> Information given
__________________________________________________

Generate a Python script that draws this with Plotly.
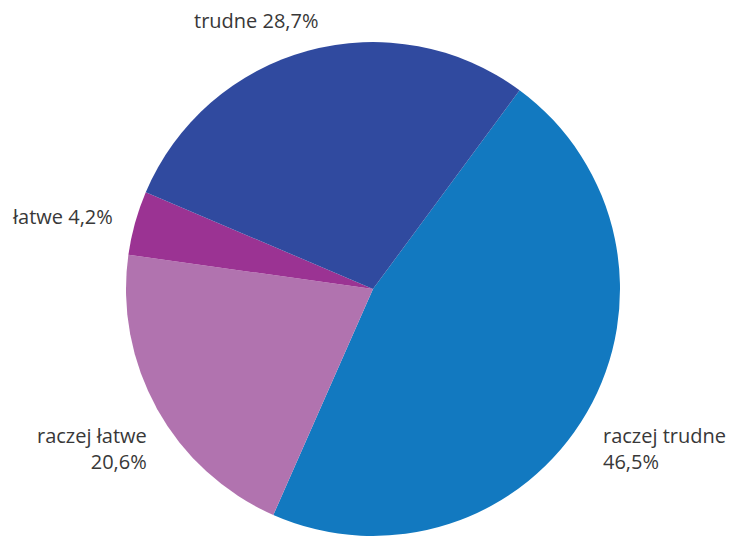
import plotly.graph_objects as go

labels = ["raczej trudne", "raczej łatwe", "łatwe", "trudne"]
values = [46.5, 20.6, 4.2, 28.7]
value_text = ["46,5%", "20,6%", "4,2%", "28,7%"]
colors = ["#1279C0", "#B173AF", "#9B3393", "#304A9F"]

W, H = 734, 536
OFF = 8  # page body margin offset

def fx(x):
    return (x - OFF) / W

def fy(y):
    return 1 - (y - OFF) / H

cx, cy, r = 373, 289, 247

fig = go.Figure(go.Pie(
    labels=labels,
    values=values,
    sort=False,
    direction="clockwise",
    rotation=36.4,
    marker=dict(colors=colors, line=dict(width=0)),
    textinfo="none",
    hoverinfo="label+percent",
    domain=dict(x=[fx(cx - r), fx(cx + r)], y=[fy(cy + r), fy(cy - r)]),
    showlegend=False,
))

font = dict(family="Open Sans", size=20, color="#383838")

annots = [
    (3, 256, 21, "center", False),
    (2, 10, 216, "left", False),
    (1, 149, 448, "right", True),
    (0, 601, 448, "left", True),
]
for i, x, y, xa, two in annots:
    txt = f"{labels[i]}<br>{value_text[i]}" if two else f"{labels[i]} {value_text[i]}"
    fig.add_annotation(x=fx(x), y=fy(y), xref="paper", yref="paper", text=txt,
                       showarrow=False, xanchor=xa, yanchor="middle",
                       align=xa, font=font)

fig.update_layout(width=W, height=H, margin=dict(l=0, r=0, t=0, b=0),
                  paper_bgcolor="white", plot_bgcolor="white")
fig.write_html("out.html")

__________________________________________________

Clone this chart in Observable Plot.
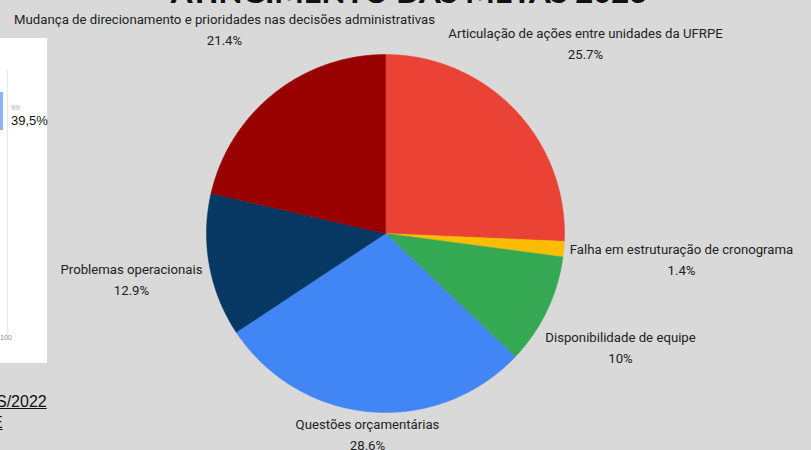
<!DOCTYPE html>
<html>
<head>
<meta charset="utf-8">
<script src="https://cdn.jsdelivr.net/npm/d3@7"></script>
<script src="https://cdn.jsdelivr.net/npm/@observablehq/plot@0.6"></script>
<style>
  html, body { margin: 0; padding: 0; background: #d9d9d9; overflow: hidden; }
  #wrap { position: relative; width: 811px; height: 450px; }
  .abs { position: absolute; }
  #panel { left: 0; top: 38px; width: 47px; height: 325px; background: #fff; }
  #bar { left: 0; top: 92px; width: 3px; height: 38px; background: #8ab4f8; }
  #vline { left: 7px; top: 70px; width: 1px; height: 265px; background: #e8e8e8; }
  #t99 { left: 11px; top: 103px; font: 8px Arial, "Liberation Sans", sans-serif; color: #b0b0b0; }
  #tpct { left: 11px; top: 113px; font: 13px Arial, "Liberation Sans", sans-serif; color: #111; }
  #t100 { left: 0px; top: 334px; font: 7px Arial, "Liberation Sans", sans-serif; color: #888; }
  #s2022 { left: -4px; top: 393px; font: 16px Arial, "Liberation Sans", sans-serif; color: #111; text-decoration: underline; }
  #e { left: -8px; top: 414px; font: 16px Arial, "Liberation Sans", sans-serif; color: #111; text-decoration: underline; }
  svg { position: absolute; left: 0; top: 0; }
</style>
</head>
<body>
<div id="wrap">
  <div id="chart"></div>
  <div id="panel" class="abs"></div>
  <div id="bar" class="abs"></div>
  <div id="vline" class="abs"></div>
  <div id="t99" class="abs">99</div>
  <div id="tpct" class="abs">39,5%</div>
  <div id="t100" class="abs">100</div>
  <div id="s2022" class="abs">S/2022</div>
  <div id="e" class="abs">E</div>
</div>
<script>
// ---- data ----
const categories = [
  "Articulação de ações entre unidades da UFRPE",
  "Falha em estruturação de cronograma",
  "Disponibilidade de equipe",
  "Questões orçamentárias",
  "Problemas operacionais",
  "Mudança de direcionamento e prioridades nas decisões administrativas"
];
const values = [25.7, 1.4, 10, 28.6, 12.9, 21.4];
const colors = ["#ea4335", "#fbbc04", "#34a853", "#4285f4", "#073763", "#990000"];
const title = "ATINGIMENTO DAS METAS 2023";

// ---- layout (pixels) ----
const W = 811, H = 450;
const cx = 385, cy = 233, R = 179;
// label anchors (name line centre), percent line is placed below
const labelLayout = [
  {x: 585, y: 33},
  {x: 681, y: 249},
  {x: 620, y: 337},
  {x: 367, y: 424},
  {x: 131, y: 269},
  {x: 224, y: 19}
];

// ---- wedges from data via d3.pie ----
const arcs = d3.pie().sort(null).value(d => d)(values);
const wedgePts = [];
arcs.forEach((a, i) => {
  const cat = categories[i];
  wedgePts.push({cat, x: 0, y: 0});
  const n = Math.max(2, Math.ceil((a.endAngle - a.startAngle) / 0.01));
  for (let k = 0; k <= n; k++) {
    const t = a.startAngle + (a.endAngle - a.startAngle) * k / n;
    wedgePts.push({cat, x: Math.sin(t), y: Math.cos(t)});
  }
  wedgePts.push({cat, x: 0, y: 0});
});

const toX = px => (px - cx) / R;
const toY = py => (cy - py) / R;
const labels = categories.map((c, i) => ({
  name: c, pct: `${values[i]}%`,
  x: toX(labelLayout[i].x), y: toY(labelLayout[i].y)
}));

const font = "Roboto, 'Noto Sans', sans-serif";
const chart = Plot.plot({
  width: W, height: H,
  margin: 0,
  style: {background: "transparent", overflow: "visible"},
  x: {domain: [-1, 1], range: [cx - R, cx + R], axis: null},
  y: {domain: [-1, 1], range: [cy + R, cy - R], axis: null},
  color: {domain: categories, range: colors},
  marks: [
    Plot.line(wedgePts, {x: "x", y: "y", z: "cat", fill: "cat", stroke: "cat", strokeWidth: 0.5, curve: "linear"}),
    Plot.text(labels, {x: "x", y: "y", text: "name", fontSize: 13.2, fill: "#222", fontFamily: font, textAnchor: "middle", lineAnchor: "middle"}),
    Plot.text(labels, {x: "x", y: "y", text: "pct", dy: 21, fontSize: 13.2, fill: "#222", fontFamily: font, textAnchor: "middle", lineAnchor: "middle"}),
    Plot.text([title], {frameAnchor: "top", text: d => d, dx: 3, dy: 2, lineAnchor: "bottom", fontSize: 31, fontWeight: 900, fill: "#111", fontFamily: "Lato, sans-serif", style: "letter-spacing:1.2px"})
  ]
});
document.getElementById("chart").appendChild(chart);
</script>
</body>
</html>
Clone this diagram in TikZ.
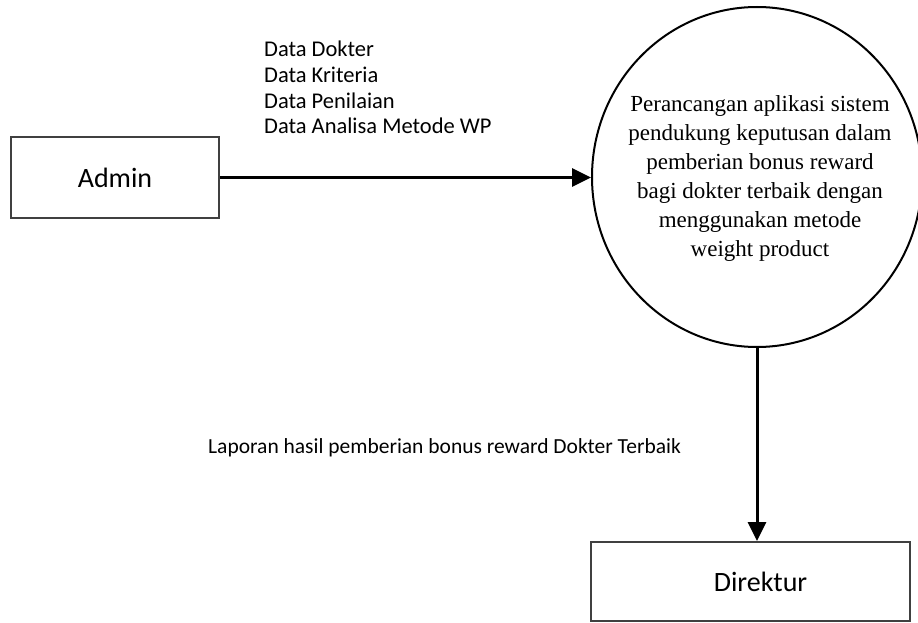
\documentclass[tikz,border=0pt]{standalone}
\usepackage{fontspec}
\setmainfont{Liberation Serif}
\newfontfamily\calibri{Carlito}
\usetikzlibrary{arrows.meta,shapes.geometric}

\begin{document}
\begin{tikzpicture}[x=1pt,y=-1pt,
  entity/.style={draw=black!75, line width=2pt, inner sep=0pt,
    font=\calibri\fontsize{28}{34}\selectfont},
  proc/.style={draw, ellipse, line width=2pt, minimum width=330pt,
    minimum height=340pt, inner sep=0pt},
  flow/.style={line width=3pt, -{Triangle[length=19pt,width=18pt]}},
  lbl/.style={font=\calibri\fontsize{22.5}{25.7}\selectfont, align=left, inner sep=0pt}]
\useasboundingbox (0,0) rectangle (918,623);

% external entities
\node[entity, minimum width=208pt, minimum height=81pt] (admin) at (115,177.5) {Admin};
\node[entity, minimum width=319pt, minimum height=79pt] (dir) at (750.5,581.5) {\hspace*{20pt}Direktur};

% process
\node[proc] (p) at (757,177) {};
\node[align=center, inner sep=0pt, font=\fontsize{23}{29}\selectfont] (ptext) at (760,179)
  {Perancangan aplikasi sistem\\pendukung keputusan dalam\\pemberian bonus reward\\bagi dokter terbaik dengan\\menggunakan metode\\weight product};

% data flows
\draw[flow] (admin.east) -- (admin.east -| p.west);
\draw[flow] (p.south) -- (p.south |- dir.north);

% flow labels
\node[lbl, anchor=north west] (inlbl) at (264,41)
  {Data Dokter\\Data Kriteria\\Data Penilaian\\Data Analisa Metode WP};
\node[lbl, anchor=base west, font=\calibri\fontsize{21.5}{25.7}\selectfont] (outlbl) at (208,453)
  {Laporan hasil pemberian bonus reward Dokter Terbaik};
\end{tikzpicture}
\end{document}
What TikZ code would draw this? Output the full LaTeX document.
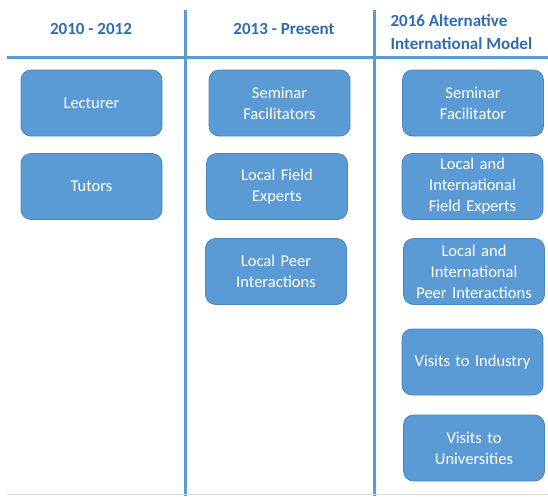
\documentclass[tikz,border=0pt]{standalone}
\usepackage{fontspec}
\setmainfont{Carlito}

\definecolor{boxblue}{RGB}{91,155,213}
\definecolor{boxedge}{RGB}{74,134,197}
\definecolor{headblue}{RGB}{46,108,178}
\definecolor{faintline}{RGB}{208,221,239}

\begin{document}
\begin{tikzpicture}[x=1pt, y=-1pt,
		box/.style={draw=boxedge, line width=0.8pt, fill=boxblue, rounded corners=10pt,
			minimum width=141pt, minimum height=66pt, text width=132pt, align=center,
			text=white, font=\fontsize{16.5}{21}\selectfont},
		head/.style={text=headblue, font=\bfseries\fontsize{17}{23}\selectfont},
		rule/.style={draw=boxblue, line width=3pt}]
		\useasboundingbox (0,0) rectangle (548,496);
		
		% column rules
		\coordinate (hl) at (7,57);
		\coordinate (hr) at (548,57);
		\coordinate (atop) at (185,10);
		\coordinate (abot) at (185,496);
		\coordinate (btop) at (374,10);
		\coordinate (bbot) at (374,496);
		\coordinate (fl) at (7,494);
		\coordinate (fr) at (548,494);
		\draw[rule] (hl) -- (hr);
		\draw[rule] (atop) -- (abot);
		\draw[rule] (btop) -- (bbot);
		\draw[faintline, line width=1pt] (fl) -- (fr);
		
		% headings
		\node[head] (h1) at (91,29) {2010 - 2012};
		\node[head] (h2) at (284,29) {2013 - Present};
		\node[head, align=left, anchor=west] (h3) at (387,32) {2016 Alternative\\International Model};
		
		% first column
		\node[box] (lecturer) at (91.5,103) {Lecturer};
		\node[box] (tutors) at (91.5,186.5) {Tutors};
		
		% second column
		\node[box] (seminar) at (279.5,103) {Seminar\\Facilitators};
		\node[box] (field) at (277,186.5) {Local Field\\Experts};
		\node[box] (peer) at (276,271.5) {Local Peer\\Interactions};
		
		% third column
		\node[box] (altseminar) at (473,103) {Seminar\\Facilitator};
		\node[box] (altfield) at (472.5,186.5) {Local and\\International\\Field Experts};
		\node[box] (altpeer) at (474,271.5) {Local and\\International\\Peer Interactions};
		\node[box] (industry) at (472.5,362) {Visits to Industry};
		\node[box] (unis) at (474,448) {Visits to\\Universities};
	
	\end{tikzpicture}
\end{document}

__________________________________________________

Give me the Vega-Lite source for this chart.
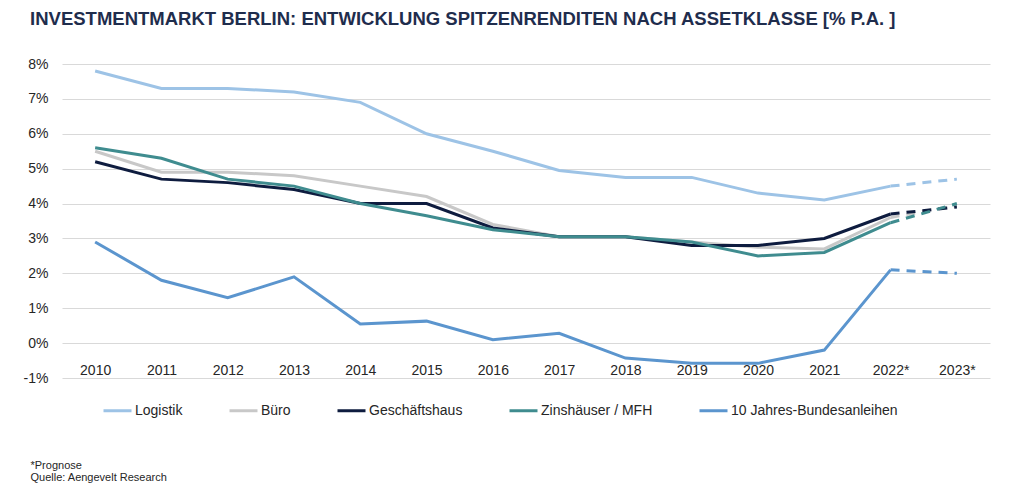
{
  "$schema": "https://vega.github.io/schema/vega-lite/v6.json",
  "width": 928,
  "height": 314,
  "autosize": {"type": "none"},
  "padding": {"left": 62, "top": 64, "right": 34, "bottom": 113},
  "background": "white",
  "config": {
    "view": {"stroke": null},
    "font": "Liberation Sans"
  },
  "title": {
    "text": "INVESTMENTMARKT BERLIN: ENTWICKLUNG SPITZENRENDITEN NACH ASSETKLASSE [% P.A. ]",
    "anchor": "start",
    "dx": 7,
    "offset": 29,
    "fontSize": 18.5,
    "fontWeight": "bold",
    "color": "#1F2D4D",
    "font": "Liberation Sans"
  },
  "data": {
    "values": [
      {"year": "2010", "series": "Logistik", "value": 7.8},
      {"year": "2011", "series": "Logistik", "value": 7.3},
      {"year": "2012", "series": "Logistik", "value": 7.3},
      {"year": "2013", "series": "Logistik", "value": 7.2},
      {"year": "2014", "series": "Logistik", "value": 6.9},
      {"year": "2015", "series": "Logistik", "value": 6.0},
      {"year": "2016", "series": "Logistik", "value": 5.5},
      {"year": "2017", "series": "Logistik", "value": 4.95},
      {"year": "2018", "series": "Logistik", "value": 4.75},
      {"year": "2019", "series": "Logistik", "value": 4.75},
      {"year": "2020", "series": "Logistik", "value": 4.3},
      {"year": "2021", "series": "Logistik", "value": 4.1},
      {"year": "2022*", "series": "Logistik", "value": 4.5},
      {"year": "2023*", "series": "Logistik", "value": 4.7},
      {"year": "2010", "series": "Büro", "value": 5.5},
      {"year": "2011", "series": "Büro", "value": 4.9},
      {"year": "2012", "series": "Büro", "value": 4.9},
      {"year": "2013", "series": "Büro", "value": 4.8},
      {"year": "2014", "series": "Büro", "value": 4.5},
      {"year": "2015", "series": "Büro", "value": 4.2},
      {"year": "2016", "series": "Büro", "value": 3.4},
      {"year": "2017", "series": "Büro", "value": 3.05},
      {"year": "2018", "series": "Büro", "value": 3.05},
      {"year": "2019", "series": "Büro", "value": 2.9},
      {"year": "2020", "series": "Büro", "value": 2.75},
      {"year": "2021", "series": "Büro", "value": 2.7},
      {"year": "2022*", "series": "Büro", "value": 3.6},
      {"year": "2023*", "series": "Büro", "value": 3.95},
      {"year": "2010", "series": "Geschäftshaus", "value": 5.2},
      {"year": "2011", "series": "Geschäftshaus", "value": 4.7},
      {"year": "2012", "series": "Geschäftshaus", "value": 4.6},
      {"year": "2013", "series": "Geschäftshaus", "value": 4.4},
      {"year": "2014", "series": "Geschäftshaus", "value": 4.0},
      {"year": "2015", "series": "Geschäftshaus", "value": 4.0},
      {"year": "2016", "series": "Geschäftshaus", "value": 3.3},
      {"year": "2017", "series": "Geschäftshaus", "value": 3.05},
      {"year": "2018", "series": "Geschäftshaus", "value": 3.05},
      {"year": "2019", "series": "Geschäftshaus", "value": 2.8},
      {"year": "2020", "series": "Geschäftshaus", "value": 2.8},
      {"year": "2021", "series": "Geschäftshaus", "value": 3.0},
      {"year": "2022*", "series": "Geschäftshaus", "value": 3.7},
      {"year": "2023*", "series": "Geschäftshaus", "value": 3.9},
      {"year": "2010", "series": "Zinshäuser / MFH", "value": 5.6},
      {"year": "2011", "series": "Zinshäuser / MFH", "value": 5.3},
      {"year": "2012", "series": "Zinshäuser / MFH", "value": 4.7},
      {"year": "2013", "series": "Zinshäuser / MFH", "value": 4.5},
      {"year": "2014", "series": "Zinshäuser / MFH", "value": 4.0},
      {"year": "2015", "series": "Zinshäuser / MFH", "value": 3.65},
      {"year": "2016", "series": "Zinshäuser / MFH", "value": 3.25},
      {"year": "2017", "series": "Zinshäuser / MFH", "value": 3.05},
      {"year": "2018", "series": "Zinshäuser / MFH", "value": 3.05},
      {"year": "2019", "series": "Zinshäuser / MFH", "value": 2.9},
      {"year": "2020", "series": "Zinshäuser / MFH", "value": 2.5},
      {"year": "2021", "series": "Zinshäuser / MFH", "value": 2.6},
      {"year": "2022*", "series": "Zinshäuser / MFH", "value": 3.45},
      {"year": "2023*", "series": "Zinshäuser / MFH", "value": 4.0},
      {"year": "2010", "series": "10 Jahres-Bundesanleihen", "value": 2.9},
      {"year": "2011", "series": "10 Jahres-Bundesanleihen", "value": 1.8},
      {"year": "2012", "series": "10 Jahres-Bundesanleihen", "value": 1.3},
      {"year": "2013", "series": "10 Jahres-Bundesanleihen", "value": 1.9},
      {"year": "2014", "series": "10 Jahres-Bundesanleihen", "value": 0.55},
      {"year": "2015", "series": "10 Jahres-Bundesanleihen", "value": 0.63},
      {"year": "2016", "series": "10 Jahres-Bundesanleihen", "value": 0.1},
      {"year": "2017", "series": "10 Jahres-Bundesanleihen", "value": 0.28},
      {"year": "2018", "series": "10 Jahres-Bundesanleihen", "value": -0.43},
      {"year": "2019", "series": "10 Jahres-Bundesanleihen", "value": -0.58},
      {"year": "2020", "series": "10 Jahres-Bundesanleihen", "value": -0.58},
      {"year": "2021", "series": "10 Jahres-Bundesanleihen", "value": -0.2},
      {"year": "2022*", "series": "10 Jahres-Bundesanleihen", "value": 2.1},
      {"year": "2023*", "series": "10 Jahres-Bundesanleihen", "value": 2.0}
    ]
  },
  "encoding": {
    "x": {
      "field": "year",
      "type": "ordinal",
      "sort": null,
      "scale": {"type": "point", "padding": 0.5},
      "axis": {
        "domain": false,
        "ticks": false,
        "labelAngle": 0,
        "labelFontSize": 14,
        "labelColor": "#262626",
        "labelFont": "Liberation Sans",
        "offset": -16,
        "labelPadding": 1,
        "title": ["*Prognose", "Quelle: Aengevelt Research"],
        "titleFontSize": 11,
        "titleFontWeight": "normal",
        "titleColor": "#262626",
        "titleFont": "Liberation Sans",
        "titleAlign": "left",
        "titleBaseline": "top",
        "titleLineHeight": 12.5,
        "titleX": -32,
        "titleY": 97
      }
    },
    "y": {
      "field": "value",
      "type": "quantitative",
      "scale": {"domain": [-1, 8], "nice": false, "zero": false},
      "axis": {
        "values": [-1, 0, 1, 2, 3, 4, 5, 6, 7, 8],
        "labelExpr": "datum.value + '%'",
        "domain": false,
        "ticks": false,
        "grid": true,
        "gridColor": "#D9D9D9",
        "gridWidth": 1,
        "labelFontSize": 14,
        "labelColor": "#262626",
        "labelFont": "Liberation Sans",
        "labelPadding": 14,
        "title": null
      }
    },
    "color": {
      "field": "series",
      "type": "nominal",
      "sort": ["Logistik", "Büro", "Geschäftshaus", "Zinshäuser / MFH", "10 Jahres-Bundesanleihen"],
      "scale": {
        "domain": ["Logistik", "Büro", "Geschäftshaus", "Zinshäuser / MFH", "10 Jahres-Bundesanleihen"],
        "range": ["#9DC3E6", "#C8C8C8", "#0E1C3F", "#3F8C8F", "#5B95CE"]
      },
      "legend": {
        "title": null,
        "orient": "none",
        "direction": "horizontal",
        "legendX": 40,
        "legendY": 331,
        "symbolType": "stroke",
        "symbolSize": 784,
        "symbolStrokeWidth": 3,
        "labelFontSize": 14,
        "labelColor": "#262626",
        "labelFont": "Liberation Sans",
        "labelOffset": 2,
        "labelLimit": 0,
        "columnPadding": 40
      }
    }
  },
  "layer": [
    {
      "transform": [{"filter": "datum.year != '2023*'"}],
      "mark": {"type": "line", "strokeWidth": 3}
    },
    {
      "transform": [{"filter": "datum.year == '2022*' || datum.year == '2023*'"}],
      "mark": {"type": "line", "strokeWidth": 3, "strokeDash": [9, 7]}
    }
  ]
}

__________________________________________________

> Instruction
Only lines with "Clone" are wanted here; list each of them.

> Exercise answer
Clone this chart in Observable Plot.
Clone this diagram in TikZ.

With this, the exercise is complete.